Panel: Climate Crisis in the Americas

A group of students in Professors Bethany Moreton's and Pamela Voekel's Fall 2022 classes invited and organized a panel of professors, activists, and farmers across North and South America to speak on water crises, land management, and climate justice in Filene Auditorium on October 25, 2022. Over 90 students shared dinner beforehand and then gathered in the auditorium for the panel discussion, which included Professors Moreton and Voekel, five guest speakers, and Q&A with the students. Focusing on the political ecology of water access, this discussion invoked environmental paradigms and histories of dispossession in understanding the racial and economic disparities underlying the climate crisis today.

Panelists included:

Lorena Quiroz is the founder of the Immigrant Alliance for Justice and Equity in Jackson, Mississippi. Born in Ecuador and raised in New York, she is a 22-year Mississippi resident, organizer, and mother to three girls. By providing water safety education and distributing resources first-hand, the Alliance serves to amplify voices of marginalized, multi-racial, and immigrant communities by active participation in civic engagement. Grappling with white flight, white supremacy, and disinvestment, Lorena works to deconstruct barriers that perpetuate racial, xenophobic, gender, and socio-economic disparities and oppression.
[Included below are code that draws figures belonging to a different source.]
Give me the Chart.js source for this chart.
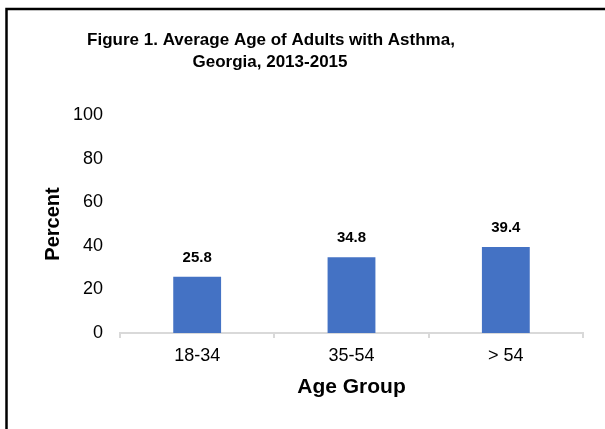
<!DOCTYPE html>
<html>
<head>
<meta charset="utf-8">
<script src="https://cdn.jsdelivr.net/npm/chart.js@4.4.1/dist/chart.umd.min.js"></script>
<style>
  html, body { margin: 0; padding: 0; background: #fff; }
  #wrap { position: relative; width: 605px; height: 429px; }
</style>
</head>
<body>
<div id="wrap"><canvas id="c" width="605" height="429"></canvas></div>
<script>
const categories = ["18-34", "35-54", "> 54"];
const values = [25.8, 34.8, 39.4];
const titleLines = ["Figure 1. Average Age of Adults with Asthma,", "Georgia, 2013-2015"];
const xTitle = "Age Group";
const yTitle = "Percent";

const FONT = "Arial, 'Liberation Sans', sans-serif";

const framePlugin = {
  id: 'frame',
  afterDraw(chart) {
    const ctx = chart.ctx;
    ctx.save();
    ctx.strokeStyle = '#000';
    ctx.lineWidth = 2.5;
    ctx.beginPath();
    ctx.moveTo(6.5, 429);
    ctx.lineTo(6.5, 9);
    ctx.lineTo(605, 9);
    ctx.stroke();
    ctx.fillStyle = '#000';
    ctx.font = "bold 17px " + FONT;
    ctx.textAlign = 'center';
    ctx.textBaseline = 'alphabetic';
    ctx.fillText(titleLines[0], 271, 45);
    ctx.fillText(titleLines[1], 270, 67);
    ctx.restore();
  }
};

const labelPlugin = {
  id: 'valLabels',
  afterDatasetsDraw(chart) {
    const ctx = chart.ctx;
    const meta = chart.getDatasetMeta(0);
    ctx.save();
    ctx.fillStyle = '#000';
    ctx.font = "bold 15px " + FONT;
    ctx.textAlign = 'center';
    ctx.textBaseline = 'alphabetic';
    meta.data.forEach((bar, i) => {
      ctx.fillText(values[i].toFixed(1), bar.x, bar.y - 15);
    });
    ctx.restore();
  }
};

new Chart(document.getElementById('c'), {
  type: 'bar',
  data: {
    labels: categories,
    datasets: [{
      data: values,
      backgroundColor: '#4472C4',
      borderWidth: 0,
      barPercentage: 0.62,
      categoryPercentage: 0.5
    }]
  },
  options: {
    responsive: false,
    animation: false,
    devicePixelRatio: 1,
    layout: { padding: { left: 41, right: 22, top: 115, bottom: 29 } },
    plugins: {
      legend: { display: false },
      title: { display: false },
      tooltip: { enabled: false }
    },
    scales: {
      x: {
        offset: true,
        grid: {
          display: true,
          drawOnChartArea: false,
          drawTicks: true,
          tickLength: 5,
          color: '#d9d9d9',
          lineWidth: 2
        },
        border: { display: true, color: '#d9d9d9', width: 2 },
        ticks: { color: '#000', font: { family: FONT, size: 18 }, padding: 7, maxRotation: 0 },
        title: {
          display: true, text: xTitle, color: '#000',
          font: { family: FONT, size: 21, weight: 'bold' },
          padding: 0
        },
        afterFit(scale) { scale.height = 67; }
      },
      y: {
        min: 0, max: 100,
        ticks: { stepSize: 20, color: '#000', font: { family: FONT, size: 18 }, padding: 17 },
        grid: { display: false, drawTicks: false },
        border: { display: false },
        title: {
          display: true, text: yTitle, color: '#000',
          font: { family: FONT, size: 20, weight: 'bold' },
          padding: 0
        },
        afterFit(scale) { scale.width = 79; }
      }
    }
  },
  plugins: [framePlugin, labelPlugin]
});
</script>
</body>
</html>
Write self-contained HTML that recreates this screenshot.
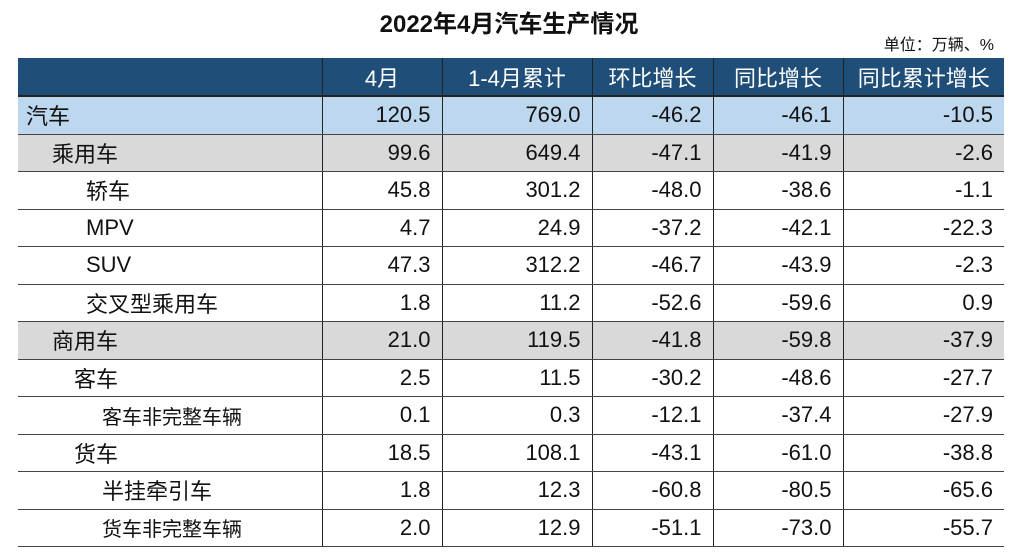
<!DOCTYPE html>
<html><head><meta charset="utf-8"><style>
body{margin:0;width:1018px;height:554px;background:#fff;position:relative;overflow:hidden;font-family:"Liberation Sans","Noto Sans CJK SC",sans-serif;}
#title{position:absolute;left:0;width:1018px;top:4px;text-align:center;font-size:24px;font-weight:bold;color:#111;}
#unit{position:absolute;right:24px;top:31px;font-size:16px;color:#111;}
table{position:absolute;left:18px;top:58px;border-collapse:collapse;table-layout:fixed;}
td,th{height:36.5px;padding:0 11px 0 0;font-size:22px;color:#111;text-align:right;border-bottom:1.5px solid #444;font-weight:normal;white-space:nowrap;}
th{background:#1f4e79;color:#fff;text-align:center;padding:0;height:37px;border-bottom:2px solid #222;}
td.n,th.n{border-left:1.5px solid #222;}
td.l{text-align:left;padding-left:8px;}
tr.car td{background:#bdd7ee;}
tr.grp td{background:#d9d9d9;}
</style></head><body>
<div id="title">2022年4月汽车生产情况</div>
<div id="unit">单位：万辆、%</div>
<table>
<colgroup><col style="width:304px"><col style="width:120px"><col style="width:150px"><col style="width:121px"><col style="width:130px"><col style="width:161px"></colgroup>
<tr><th></th><th class="n">4月</th><th class="n">1-4月累计</th><th class="n">环比增长</th><th class="n">同比增长</th><th class="n">同比累计增长</th></tr>
<tr class="car"><td class="l">汽车</td><td class="n">120.5</td><td class="n">769.0</td><td class="n">-46.2</td><td class="n">-46.1</td><td class="n">-10.5</td></tr>
<tr class="grp"><td class="l" style="padding-left:34px">乘用车</td><td class="n">99.6</td><td class="n">649.4</td><td class="n">-47.1</td><td class="n">-41.9</td><td class="n">-2.6</td></tr>
<tr><td class="l" style="padding-left:68px">轿车</td><td class="n">45.8</td><td class="n">301.2</td><td class="n">-48.0</td><td class="n">-38.6</td><td class="n">-1.1</td></tr>
<tr><td class="l" style="padding-left:68px">MPV</td><td class="n">4.7</td><td class="n">24.9</td><td class="n">-37.2</td><td class="n">-42.1</td><td class="n">-22.3</td></tr>
<tr><td class="l" style="padding-left:68px">SUV</td><td class="n">47.3</td><td class="n">312.2</td><td class="n">-46.7</td><td class="n">-43.9</td><td class="n">-2.3</td></tr>
<tr><td class="l" style="padding-left:68px">交叉型乘用车</td><td class="n">1.8</td><td class="n">11.2</td><td class="n">-52.6</td><td class="n">-59.6</td><td class="n">0.9</td></tr>
<tr class="grp"><td class="l" style="padding-left:34px">商用车</td><td class="n">21.0</td><td class="n">119.5</td><td class="n">-41.8</td><td class="n">-59.8</td><td class="n">-37.9</td></tr>
<tr><td class="l" style="padding-left:56px">客车</td><td class="n">2.5</td><td class="n">11.5</td><td class="n">-30.2</td><td class="n">-48.6</td><td class="n">-27.7</td></tr>
<tr><td class="l" style="padding-left:84px;font-size:20px">客车非完整车辆</td><td class="n">0.1</td><td class="n">0.3</td><td class="n">-12.1</td><td class="n">-37.4</td><td class="n">-27.9</td></tr>
<tr><td class="l" style="padding-left:56px">货车</td><td class="n">18.5</td><td class="n">108.1</td><td class="n">-43.1</td><td class="n">-61.0</td><td class="n">-38.8</td></tr>
<tr><td class="l" style="padding-left:84px">半挂牵引车</td><td class="n">1.8</td><td class="n">12.3</td><td class="n">-60.8</td><td class="n">-80.5</td><td class="n">-65.6</td></tr>
<tr><td class="l" style="padding-left:84px;font-size:20px">货车非完整车辆</td><td class="n">2.0</td><td class="n">12.9</td><td class="n">-51.1</td><td class="n">-73.0</td><td class="n">-55.7</td></tr>
</table>
</body></html>
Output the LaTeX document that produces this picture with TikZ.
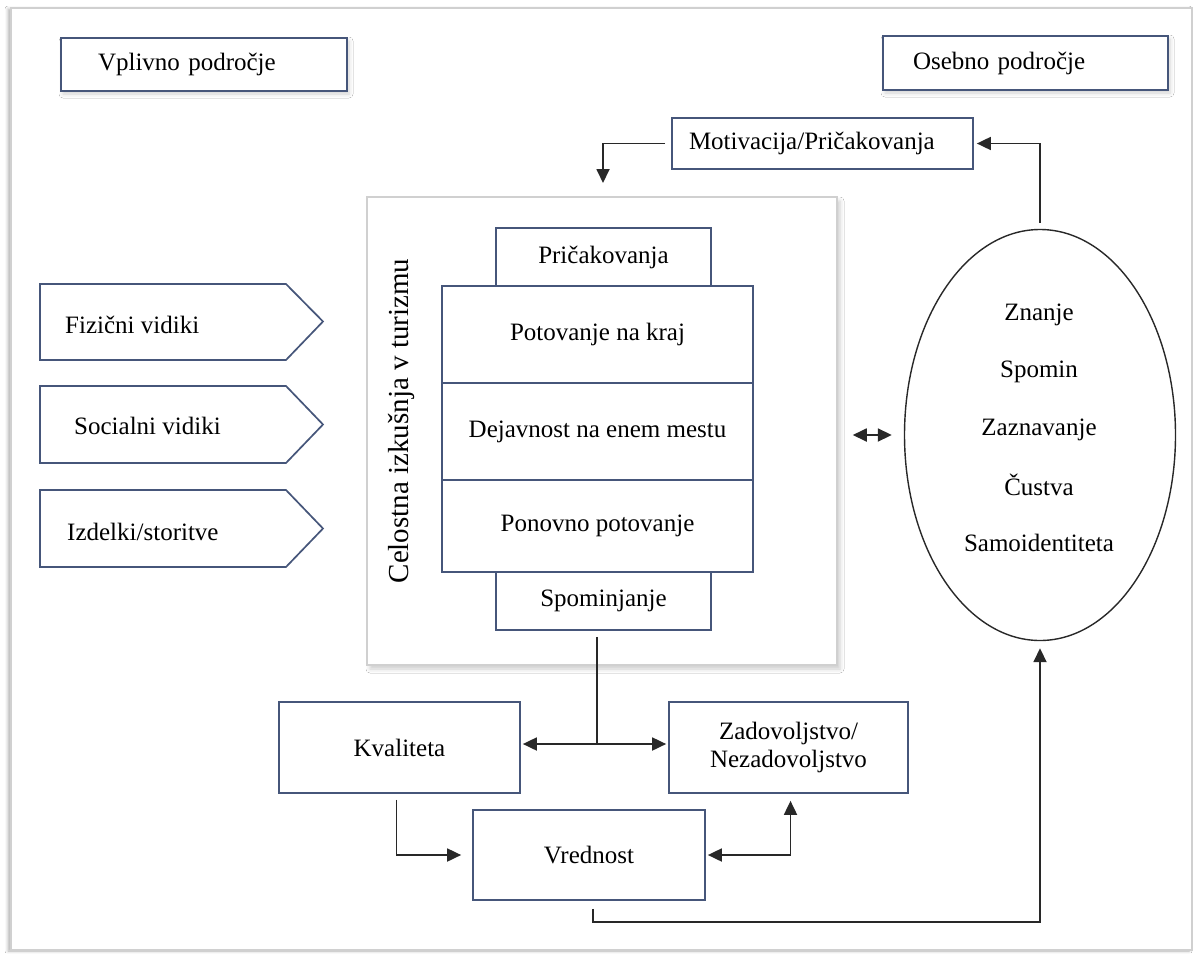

Delfín Montañana Palacios Semblanza is a Professor in Projects for Urban Development from the Universidad Iberoamericana (UIA) and Biologist from the Faculty of Sciences of the National Autonomous University of Mexico (UNAM). He is the director of the Department of Socio-environmental Education in Isla Urbana, where he also coordinates the cultural-artistic activities program La Carpa Azul. Isla Urbana is a non-profit that has dedicated over 11 years to advocating for water sustainability in Mexico. They have extensive experience in technological development and in the implementation of rainwater harvesting, water management and water autonomy projects. With more than 25,000 rainwater harvesting systems installed in Mexico and other Latin American countries, Isla Urbana has received numerous recognitions and awards, both nationally and internationally, for social innovation and for their contributions in changing water management paradigms.

​Don Paco is a farmer, poet, and former accountant originally from Hidalgo, Mexico. After nearly fifteen years with his former bank, he was fired. Shortly after, he planned his departure for the United States. Don Paco successfully paid for his daughter's college degree in Mexico, after working an average of 74 hours a week at a dairy farm - checking the milking systems, maintaining machinery, and meeting quality standards of buyers. Don Paco is in his third semester at the University of Massachusetts, after obtaining his GED and diploma from the State of Vermont. Today, he helps manage the farm. More recently, he started writing poetry on climate justice and environmental sustainability in English and Spanish.

Charitie Ropati (Yup'ik in Samoan) is a 21-year-old researcher, civil engineer, and activist studying the intersections of plant ecology, permafrost, and cultural resilience in coastal Native communities at Columbia University in the Griffin Lab. They also work on the Co-production of knowledge as a member of the Earth Network at the Columbia Climate School. They were awarded Champion for Change by the Center for Native American Youth for their work in education access and they have been featured and nationally recognized for their advocacy by the Malala Fund and in Teen Vogue, The Guardian, and elsewhere.

Sarah Hines is an assistant professor in the Department of History at the University of Oklahoma, specializing in Latin American History with an emphasis on the environment, race and ethnicity, and social movements. Her first book Water for All: Community, Property, and Revolution in Modern Bolivia is a history of social struggle over water access and hydraulic engineering in the Cochabamba region from the late nineteenth century to the early twenty-first century. Her book evolved out of her dissertation which won the UC Berkeley History Department Dissertation Prize and the New England Council of Latin American Studies Dissertation Prize.

The Department of History would like to thank alumni for their support of the History Academic Enrichment Fund, which funded this event.